Written instruction -
Repeat everything from the first line of the listing below through the line that contains "import plotly.graph_objects as go", exactly. Leave out pictures.

━━━━━━━━━━━━━━━━━━━━

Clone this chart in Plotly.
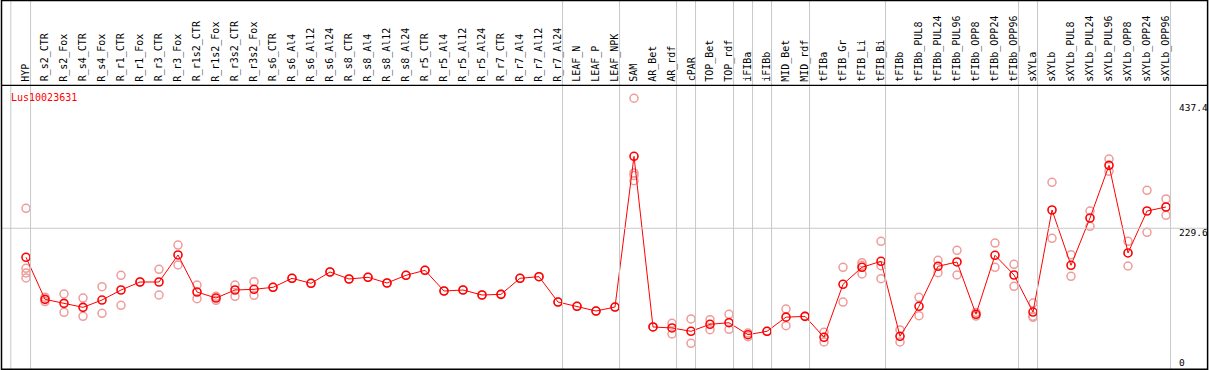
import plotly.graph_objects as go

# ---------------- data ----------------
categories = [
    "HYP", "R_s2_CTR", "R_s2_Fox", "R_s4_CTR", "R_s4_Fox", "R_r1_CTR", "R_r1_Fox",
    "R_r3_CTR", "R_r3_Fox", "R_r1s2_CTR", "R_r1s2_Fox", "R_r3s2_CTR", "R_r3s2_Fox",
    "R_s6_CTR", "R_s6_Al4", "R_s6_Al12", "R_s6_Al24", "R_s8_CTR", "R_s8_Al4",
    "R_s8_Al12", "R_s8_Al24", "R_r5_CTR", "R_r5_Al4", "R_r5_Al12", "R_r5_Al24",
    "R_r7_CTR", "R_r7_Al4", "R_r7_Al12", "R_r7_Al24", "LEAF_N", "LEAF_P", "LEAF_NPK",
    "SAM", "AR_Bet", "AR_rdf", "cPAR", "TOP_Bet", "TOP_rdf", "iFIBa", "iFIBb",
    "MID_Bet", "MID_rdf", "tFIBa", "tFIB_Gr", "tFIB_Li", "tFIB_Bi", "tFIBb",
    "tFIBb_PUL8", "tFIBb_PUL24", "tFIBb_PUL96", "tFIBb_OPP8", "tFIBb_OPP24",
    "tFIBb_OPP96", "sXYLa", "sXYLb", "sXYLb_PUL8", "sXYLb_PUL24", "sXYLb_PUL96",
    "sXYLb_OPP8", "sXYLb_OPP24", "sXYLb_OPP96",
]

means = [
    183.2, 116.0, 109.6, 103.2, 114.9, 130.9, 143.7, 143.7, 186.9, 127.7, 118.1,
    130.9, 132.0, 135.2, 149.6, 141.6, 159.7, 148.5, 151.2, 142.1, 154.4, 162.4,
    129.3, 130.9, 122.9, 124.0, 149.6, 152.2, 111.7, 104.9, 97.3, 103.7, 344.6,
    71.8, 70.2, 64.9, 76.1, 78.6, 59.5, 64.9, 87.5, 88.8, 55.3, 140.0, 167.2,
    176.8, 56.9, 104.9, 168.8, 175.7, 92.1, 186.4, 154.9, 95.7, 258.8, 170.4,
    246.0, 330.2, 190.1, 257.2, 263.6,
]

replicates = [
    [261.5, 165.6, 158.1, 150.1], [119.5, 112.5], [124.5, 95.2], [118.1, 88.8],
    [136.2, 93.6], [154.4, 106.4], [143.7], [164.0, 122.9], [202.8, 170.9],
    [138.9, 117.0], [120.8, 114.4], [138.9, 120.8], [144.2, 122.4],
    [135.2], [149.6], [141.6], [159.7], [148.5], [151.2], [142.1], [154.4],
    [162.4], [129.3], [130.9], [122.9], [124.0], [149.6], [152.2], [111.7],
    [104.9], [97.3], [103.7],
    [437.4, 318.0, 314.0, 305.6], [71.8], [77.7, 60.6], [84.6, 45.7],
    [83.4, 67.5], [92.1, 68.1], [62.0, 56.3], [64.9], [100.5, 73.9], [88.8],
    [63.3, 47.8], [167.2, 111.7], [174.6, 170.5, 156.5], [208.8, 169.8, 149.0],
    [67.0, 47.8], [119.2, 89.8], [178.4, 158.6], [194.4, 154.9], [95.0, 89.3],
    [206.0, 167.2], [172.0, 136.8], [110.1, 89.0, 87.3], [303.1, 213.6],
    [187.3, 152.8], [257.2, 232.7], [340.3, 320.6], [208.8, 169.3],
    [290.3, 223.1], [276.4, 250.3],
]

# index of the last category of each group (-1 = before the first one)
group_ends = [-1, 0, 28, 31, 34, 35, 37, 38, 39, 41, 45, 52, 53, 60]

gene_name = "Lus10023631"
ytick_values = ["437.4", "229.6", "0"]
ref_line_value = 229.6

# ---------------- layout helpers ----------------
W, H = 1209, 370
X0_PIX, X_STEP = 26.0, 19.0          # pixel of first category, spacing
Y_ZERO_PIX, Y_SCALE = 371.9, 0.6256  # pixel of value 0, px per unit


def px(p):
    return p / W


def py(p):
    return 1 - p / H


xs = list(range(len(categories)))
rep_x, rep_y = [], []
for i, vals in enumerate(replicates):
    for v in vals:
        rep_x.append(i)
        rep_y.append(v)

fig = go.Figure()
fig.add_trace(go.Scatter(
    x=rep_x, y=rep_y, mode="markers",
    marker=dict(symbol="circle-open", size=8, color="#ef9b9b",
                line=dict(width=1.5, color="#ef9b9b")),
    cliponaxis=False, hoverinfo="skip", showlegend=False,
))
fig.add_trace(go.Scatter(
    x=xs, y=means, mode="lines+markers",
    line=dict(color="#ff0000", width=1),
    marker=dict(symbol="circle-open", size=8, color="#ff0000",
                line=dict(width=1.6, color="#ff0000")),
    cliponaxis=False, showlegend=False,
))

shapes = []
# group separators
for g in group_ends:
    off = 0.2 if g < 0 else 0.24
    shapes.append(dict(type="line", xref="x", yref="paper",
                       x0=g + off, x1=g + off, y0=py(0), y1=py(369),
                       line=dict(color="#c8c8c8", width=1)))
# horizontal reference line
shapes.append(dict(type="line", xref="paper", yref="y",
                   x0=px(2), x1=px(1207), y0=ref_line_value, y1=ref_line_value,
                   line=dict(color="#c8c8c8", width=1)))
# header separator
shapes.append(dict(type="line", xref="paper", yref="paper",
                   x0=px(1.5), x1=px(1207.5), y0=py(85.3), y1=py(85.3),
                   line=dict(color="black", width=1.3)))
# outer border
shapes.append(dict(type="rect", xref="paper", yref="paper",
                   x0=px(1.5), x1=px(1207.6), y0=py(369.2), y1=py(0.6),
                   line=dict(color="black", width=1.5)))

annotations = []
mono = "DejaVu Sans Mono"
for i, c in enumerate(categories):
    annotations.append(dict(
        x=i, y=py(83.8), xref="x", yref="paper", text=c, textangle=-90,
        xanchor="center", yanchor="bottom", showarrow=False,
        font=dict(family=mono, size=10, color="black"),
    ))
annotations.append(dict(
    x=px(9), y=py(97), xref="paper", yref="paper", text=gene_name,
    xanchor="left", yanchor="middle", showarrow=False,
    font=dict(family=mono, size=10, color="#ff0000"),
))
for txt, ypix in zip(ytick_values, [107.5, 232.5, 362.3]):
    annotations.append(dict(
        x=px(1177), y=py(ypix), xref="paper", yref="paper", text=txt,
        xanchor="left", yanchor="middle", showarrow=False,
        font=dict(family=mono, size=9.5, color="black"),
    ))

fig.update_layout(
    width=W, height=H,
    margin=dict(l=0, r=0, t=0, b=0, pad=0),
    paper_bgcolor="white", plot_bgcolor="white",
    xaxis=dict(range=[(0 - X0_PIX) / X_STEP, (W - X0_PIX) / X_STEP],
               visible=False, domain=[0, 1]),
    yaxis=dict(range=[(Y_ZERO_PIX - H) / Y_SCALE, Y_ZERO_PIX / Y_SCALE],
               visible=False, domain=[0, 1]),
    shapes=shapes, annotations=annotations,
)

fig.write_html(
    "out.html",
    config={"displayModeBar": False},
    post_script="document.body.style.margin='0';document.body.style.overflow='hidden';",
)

━━━━━━━━━━━━━━━━━━━━

Reply -
Clone this chart in Plotly.
import plotly.graph_objects as go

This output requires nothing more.